#### EXERCISE:
Gather every line of the entries that includes the word "using".

#### DATASET ENTRIES:
────

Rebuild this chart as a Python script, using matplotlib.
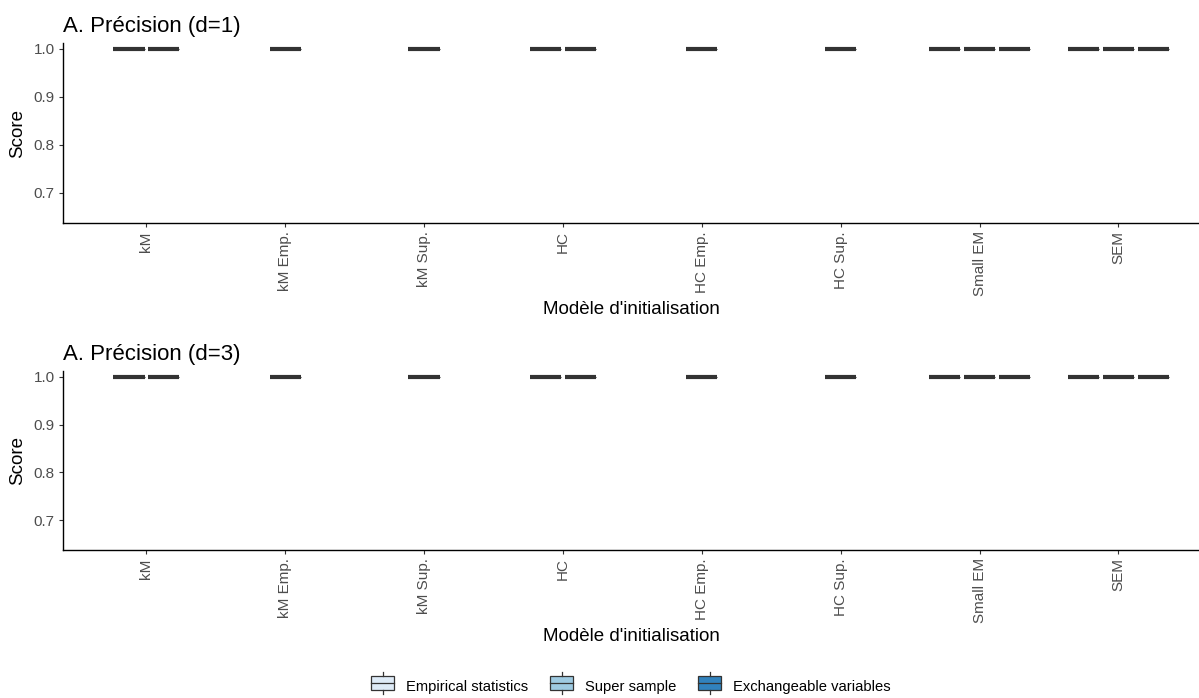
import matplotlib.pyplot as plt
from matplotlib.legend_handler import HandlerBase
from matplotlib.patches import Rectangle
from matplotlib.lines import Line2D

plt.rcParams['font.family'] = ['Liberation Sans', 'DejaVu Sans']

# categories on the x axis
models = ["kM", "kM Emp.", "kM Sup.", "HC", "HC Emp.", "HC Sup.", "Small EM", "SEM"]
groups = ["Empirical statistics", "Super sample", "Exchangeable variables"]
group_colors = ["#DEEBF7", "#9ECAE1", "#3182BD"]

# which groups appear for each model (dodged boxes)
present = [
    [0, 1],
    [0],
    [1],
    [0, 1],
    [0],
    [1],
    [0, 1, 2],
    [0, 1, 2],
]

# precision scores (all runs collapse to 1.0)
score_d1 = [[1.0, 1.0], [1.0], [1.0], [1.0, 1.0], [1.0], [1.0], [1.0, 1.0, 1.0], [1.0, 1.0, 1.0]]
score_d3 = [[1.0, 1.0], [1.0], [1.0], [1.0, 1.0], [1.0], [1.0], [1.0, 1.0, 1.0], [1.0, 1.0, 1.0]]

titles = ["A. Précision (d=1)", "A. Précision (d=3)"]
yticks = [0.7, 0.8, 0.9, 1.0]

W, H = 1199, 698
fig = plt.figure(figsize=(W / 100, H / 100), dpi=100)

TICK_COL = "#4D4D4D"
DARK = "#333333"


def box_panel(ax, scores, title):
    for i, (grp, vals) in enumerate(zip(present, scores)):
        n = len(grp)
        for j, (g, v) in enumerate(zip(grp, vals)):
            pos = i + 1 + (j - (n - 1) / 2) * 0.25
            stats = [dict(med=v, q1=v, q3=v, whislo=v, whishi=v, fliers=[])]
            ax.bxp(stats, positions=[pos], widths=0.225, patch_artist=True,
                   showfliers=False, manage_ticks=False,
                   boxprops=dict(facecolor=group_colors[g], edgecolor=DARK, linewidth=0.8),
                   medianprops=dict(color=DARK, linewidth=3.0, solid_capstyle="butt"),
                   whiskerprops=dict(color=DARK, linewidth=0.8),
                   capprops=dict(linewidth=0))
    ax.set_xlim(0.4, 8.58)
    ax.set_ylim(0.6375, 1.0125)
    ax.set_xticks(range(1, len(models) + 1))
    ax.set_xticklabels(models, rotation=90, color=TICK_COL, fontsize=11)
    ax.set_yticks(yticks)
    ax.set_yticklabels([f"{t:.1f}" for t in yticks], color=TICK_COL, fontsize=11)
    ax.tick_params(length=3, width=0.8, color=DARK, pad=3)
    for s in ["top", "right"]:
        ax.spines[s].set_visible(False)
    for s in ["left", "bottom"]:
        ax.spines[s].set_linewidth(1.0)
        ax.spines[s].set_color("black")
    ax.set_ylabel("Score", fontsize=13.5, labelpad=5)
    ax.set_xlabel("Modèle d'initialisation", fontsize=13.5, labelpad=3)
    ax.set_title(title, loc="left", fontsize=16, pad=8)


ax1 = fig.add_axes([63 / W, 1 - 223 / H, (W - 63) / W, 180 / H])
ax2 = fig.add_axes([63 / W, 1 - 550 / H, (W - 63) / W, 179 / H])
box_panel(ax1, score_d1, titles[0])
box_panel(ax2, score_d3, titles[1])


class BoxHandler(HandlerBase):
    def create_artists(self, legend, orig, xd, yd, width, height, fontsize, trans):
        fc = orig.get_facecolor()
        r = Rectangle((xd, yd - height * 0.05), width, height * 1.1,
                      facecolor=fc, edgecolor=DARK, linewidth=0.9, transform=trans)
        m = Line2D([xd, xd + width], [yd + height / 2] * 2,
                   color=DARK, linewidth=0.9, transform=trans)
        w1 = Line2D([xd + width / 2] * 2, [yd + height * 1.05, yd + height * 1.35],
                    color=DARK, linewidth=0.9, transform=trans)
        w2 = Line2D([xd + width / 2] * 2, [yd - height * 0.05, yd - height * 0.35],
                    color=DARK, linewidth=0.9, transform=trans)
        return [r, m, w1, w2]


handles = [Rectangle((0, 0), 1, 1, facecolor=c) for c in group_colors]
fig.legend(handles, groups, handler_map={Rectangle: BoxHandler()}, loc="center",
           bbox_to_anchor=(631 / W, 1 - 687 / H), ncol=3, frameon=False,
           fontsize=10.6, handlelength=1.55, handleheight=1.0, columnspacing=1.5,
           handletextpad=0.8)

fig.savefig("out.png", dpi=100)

────

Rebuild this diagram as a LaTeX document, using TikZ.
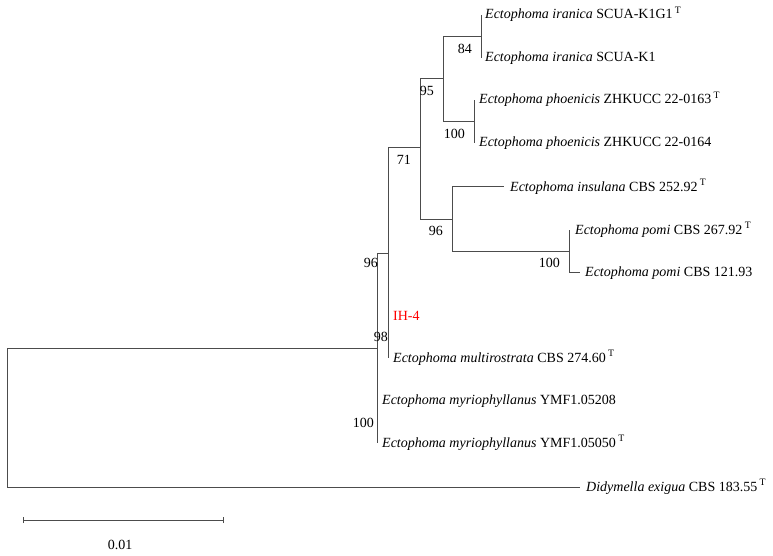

────

#### COMPLETED TASK:
Rebuild this chart as a Python script, using matplotlib.
Rebuild this diagram as a LaTeX document, using TikZ.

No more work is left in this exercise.